**TO BE DONE**
Return the listing below verbatim. Pictures do not belong in the copy.

/---

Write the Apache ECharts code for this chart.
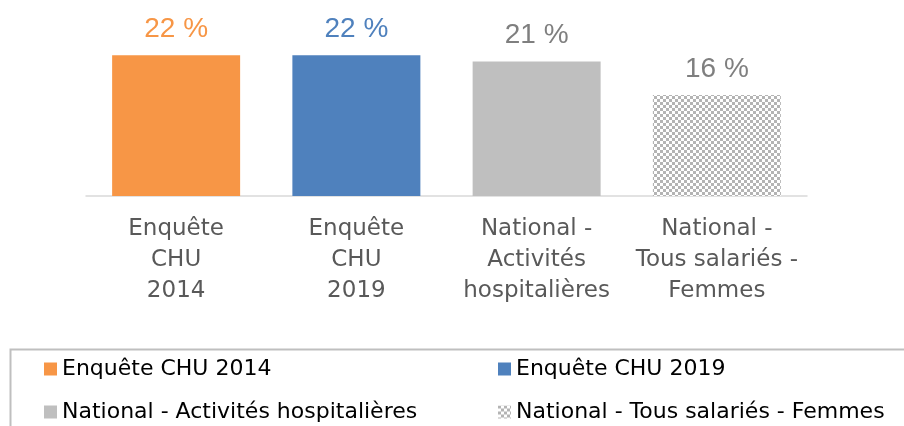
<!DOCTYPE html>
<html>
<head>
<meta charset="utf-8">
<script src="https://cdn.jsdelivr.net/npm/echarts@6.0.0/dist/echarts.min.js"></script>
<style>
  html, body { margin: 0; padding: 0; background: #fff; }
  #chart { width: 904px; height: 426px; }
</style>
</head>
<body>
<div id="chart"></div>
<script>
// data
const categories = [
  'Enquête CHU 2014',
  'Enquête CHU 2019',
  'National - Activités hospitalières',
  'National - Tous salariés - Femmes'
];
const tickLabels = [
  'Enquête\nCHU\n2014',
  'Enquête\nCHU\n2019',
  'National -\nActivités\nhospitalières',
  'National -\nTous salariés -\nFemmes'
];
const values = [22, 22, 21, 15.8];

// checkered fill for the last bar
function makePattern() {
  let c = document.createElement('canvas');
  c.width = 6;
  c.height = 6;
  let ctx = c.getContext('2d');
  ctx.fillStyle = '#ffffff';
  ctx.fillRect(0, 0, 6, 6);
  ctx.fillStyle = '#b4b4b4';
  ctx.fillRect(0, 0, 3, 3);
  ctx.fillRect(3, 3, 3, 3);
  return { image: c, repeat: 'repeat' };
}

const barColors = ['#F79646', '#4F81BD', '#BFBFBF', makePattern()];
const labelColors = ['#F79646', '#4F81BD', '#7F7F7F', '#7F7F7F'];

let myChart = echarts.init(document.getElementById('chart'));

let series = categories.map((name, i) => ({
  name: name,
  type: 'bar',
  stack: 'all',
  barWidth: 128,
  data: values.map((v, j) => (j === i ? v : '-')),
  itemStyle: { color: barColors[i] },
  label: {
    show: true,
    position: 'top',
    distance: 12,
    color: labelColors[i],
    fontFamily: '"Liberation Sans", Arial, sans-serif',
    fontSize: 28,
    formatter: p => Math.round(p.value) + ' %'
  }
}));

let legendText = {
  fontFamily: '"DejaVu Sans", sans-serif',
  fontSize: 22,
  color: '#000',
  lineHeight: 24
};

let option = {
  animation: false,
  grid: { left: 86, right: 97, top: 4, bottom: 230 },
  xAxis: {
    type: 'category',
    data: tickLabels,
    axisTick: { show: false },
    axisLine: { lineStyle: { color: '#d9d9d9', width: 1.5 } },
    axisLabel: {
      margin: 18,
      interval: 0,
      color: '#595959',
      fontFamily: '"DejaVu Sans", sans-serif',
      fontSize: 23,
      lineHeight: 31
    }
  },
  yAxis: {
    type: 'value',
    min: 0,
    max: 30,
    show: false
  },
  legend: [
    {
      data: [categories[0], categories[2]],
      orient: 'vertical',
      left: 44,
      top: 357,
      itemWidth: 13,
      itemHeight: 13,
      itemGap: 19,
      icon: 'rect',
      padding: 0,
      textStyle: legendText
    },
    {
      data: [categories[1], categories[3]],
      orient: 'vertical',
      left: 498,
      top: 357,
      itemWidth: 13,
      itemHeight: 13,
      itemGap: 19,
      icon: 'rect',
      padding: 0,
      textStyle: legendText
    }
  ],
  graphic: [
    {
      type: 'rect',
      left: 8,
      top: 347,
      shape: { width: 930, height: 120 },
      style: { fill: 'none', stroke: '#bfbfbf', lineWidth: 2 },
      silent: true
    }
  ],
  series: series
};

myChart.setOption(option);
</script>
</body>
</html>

\---

**EXERCISE RESULT**
Write the Apache ECharts code for this chart.
<!DOCTYPE html>
<html>
<head>
<meta charset="utf-8">
<script src="https://cdn.jsdelivr.net/npm/echarts@6.0.0/dist/echarts.min.js"></script>
<style>
  html, body { margin: 0; padding: 0; background: #fff; }
  #chart { width: 904px; height: 426px; }
</style>
</head>
<body>
<div id="chart"></div>
<script>
// data
const categories = [
  'Enquête CHU 2014',
  'Enquête CHU 2019',
  'National - Activités hospitalières',
  'National - Tous salariés - Femmes'
];
const tickLabels = [
  'Enquête\nCHU\n2014',
  'Enquête\nCHU\n2019',
  'National -\nActivités\nhospitalières',
  'National -\nTous salariés -\nFemmes'
];
const values = [22, 22, 21, 15.8];

// checkered fill for the last bar
function makePattern() {
  let c = document.createElement('canvas');
  c.width = 6;
  c.height = 6;
  let ctx = c.getContext('2d');
  ctx.fillStyle = '#ffffff';
  ctx.fillRect(0, 0, 6, 6);
  ctx.fillStyle = '#b4b4b4';
  ctx.fillRect(0, 0, 3, 3);
  ctx.fillRect(3, 3, 3, 3);
  return { image: c, repeat: 'repeat' };
}

const barColors = ['#F79646', '#4F81BD', '#BFBFBF', makePattern()];
const labelColors = ['#F79646', '#4F81BD', '#7F7F7F', '#7F7F7F'];

let myChart = echarts.init(document.getElementById('chart'));

let series = categories.map((name, i) => ({
  name: name,
  type: 'bar',
  stack: 'all',
  barWidth: 128,
  data: values.map((v, j) => (j === i ? v : '-')),
  itemStyle: { color: barColors[i] },
  label: {
    show: true,
    position: 'top',
    distance: 12,
    color: labelColors[i],
    fontFamily: '"Liberation Sans", Arial, sans-serif',
    fontSize: 28,
    formatter: p => Math.round(p.value) + ' %'
  }
}));

let legendText = {
  fontFamily: '"DejaVu Sans", sans-serif',
  fontSize: 22,
  color: '#000',
  lineHeight: 24
};

let option = {
  animation: false,
  grid: { left: 86, right: 97, top: 4, bottom: 230 },
  xAxis: {
    type: 'category',
    data: tickLabels,
    axisTick: { show: false },
    axisLine: { lineStyle: { color: '#d9d9d9', width: 1.5 } },
    axisLabel: {
      margin: 18,
      interval: 0,
      color: '#595959',
      fontFamily: '"DejaVu Sans", sans-serif',
      fontSize: 23,
      lineHeight: 31
    }
  },
  yAxis: {
    type: 'value',
    min: 0,
    max: 30,
    show: false
  },
  legend: [
    {
      data: [categories[0], categories[2]],
      orient: 'vertical',
      left: 44,
      top: 357,
      itemWidth: 13,
      itemHeight: 13,
      itemGap: 19,
      icon: 'rect',
      padding: 0,
      textStyle: legendText
    },
    {
      data: [categories[1], categories[3]],
      orient: 'vertical',
      left: 498,
      top: 357,
      itemWidth: 13,
      itemHeight: 13,
      itemGap: 19,
      icon: 'rect',
      padding: 0,
      textStyle: legendText
    }
  ],
  graphic: [
    {
      type: 'rect',
      left: 8,
      top: 347,
      shape: { width: 930, height: 120 },
      style: { fill: 'none', stroke: '#bfbfbf', lineWidth: 2 },
      silent: true
    }
  ],
  series: series
};

myChart.setOption(option);
</script>
</body>
</html>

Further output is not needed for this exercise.